Why don't they just define operator const char*() const {return c_str();}?
From the C++ Programming Language 20.3.7 (emphasis mine):
Conversion to a C-style string could have been provided by an operator const char*() rather than c_str(). This would have provided the convenience of an implicit conversion at the cost of surprises in cases in which such a conversion was unexpected.
I see at least two problems with the implicit conversion:
Even the explicit conversion that c_str() provides is dangerous enough as is. I've seen a lot of cases where the pointer was stored to be used after the lifetime of the original string object had ended (or the object was modified thus invalidating the pointer). With the explicit call to c_str() you hopefully are aware of these issues. But with the implicit conversion it would be very easy to cause undefined behavior as in:
const char *filename = string("/tmp/") + name;
ofstream tmpfile(filename); // UB
The conversion would also happen in some cases where you wouldn't expect it and the semantics are surprising to say the least:
string name;
if (name) // always true
;
name-2; // pointer arithmetic + UB
These could be avoided by some means but why get into this trouble in the first place?
Because implicit conversions almost never behave as you expect. They can give surprising results in overload resolution, so it's usually better to provide an explicit conversion as std::string does.
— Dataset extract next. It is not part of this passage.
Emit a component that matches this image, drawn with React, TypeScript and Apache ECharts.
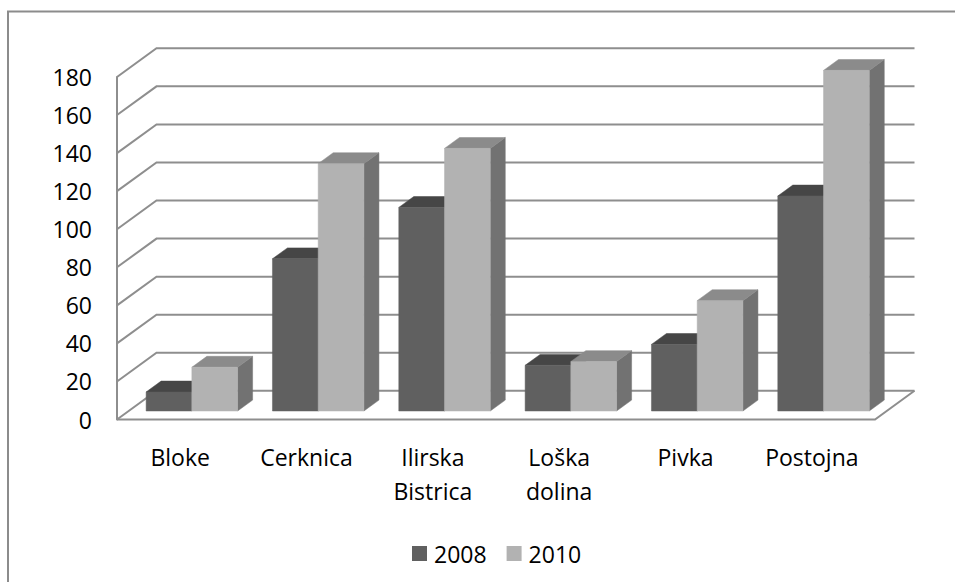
import React, { useEffect, useRef } from "react";
import * as echarts from "echarts";

const categories = ["Bloke", "Cerknica", "Ilirska Bistrica", "Loška dolina", "Pivka", "Postojna"];
const seriesNames = ["2008", "2010"];
const values2008 = [10, 80, 107, 24, 35, 113];
const values2010 = [23, 130, 138, 26, 58, 179];
const yTicks = [0, 20, 40, 60, 80, 100, 120, 140, 160, 180];

// depth geometry (oblique projection)
const DX = 39.5;
const DY = -28.7;
const FRONT_D = 0.296; // bar front plane depth fraction
const BAR_D = 0.38; // bar depth fraction
const BAR_FRAC = 0.362;

const GRID_COLOR = "#8e8e8e";
const FONT = "'Open Sans', sans-serif";

const colors = {
  front: ["#606060", "#b2b2b2"],
  top: ["#464646", "#8b8b8b"],
  side: ["#505050", "#727272"],
};

function makeBarRender(si: number) {
  return (params: any, api: any) => {
    const ci = api.value(0);
    const v = api.value(1);
    const base = api.coord([ci, 0]);
    const topP = api.coord([ci, v]);
    const bw = api.size([1, 0])[0] * BAR_FRAC;
    const fx = DX * FRONT_D;
    const fy = DY * FRONT_D;
    const dx = DX * BAR_D;
    const dy = DY * BAR_D;
    const cx = base[0] + fx;
    const x0 = si === 0 ? cx - bw : cx;
    const x1 = x0 + bw;
    const yb = base[1] + fy;
    const yt = topP[1] + fy;
    return {
      type: "group",
      children: [
        {
          type: "polygon",
          shape: { points: [[x1, yt], [x1 + dx, yt + dy], [x1 + dx, yb + dy], [x1, yb]] },
          style: { fill: colors.side[si], stroke: colors.side[si], lineWidth: 0.5 },
        },
        {
          type: "polygon",
          shape: { points: [[x0, yt], [x1, yt], [x1 + dx, yt + dy], [x0 + dx, yt + dy]] },
          style: { fill: colors.top[si], stroke: colors.top[si], lineWidth: 0.5 },
        },
        {
          type: "rect",
          shape: { x: x0, y: yt, width: bw, height: yb - yt },
          style: { fill: colors.front[si], stroke: colors.front[si], lineWidth: 0.5 },
        },
      ],
    };
  };
}

function gridRender(params: any, api: any) {
  const v = api.value(1);
  const cs = params.coordSys;
  const x0 = cs.x;
  const x1 = cs.x + cs.width;
  const y = api.coord([0, v])[1];
  const children: any[] = [
    {
      type: "polyline",
      shape: { points: [[x0, y], [x0 + DX, y + DY], [x1 + DX, y + DY]] },
      style: { stroke: GRID_COLOR, lineWidth: 2, fill: null },
    },
  ];
  if (v === 0) {
    children.push({
      type: "polyline",
      shape: { points: [[x0, y], [x1, y], [x1 + DX, y + DY]] },
      style: { stroke: GRID_COLOR, lineWidth: 2, fill: null },
    });
  }
  return { type: "group", children };
}

export default function App() {
  const ref = useRef<HTMLDivElement>(null);
  useEffect(() => {
    if (!ref.current) return;
    const chart = echarts.init(ref.current, null, { renderer: "svg" });
    chart.setOption({
      animation: false,
      backgroundColor: "#ffffff",
      textStyle: { fontFamily: FONT },
      graphic: [
        {
          type: "rect",
          shape: { x: 8, y: 11.5, width: 1000, height: 700 },
          style: { fill: null, stroke: "#8c8c8c", lineWidth: 2 },
          z: 100,
        },
      ],
      grid: { left: 117, right: 80, top: 77, bottom: 162.5, containLabel: false },
      legend: {
        data: seriesNames,
        left: 407,
        top: 537,
        icon: "rect",
        itemWidth: 15,
        itemHeight: 15,
        itemGap: 20,
        textStyle: { fontFamily: FONT, fontSize: 23, color: "#000", lineHeight: 23, padding: [0, 0, 0, 2] },
      },
      xAxis: {
        type: "category",
        data: categories,
        axisLine: { show: false },
        axisTick: { show: false },
        splitLine: { show: false },
        axisLabel: {
          interval: 0,
          margin: 20,
          fontFamily: FONT,
          fontSize: 23,
          lineHeight: 34,
          color: "#000",
          formatter: (s: string) => s.replace(" ", "\n"),
        },
      },
      yAxis: {
        type: "value",
        min: 0,
        max: 180,
        interval: 20,
        axisLine: { show: true, lineStyle: { color: GRID_COLOR, width: 2 } },
        axisTick: { show: false },
        splitLine: { show: false },
        axisLabel: { margin: 25, fontFamily: FONT, fontSize: 23, color: "#000" },
      },
      series: [
        {
          type: "custom",
          name: "grid",
          renderItem: gridRender,
          data: yTicks.map((v) => [0, v]),
          silent: true,
          z: 1,
        },
        {
          type: "custom",
          name: seriesNames[0],
          renderItem: makeBarRender(0),
          itemStyle: { color: colors.front[0] },
          data: values2008.map((v, i) => [i, v]),
          z: 2,
        },
        {
          type: "custom",
          name: seriesNames[1],
          renderItem: makeBarRender(1),
          itemStyle: { color: colors.front[1] },
          data: values2010.map((v, i) => [i, v]),
          z: 3,
        },
      ],
    });
    return () => chart.dispose();
  }, []);
  return (
    <div
      ref={ref}
      style={{ position: "absolute", left: 0, top: 0, width: 955, height: 582 }}
    />
  );
}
The Josuttis book says the following:
This is for safety reasons to prevent unintended type conversions that result in strange behavior (type char * often has strange behavior) and ambiguities (for example, in an expression that combines a string and a C-string it would be possible to convert string into char * and vice versa).
I addition to the rationale provided in the specification (unexpected surprises), if you're mixing C API calls with std::string, you really need to get into the habit of using the ::c_str() method. If you ever call a varargs function (eg: printf, or equivalent) which requires a const char*, and you pass a std::string directly (without calling the extraction method), you won't get a compile error (no type checking for varargs functions), but you will get a runtime error (class layout is not binary identical to a const char*).
Incidentally, CString (in MFC) takes the opposite approach: it has an implicit cast, and the class layout is binary-compatible with const char* (or const w_char*, if compiling for wide character strings, ie: "Unicode").
That's probably because this conversion would have surprising and peculiar semantics. Particularly, the fourth paragraph you quote.
Another reason is that there is an implicit conversion const char* -> string, and this would be just the converse, which would mean strange behavior wrt overload resolution (you shouldn't make both implicit conversions A->B and B->A).
Because C-style strings are a source of bugs and many security problems it's way better to make the conversion explicitly.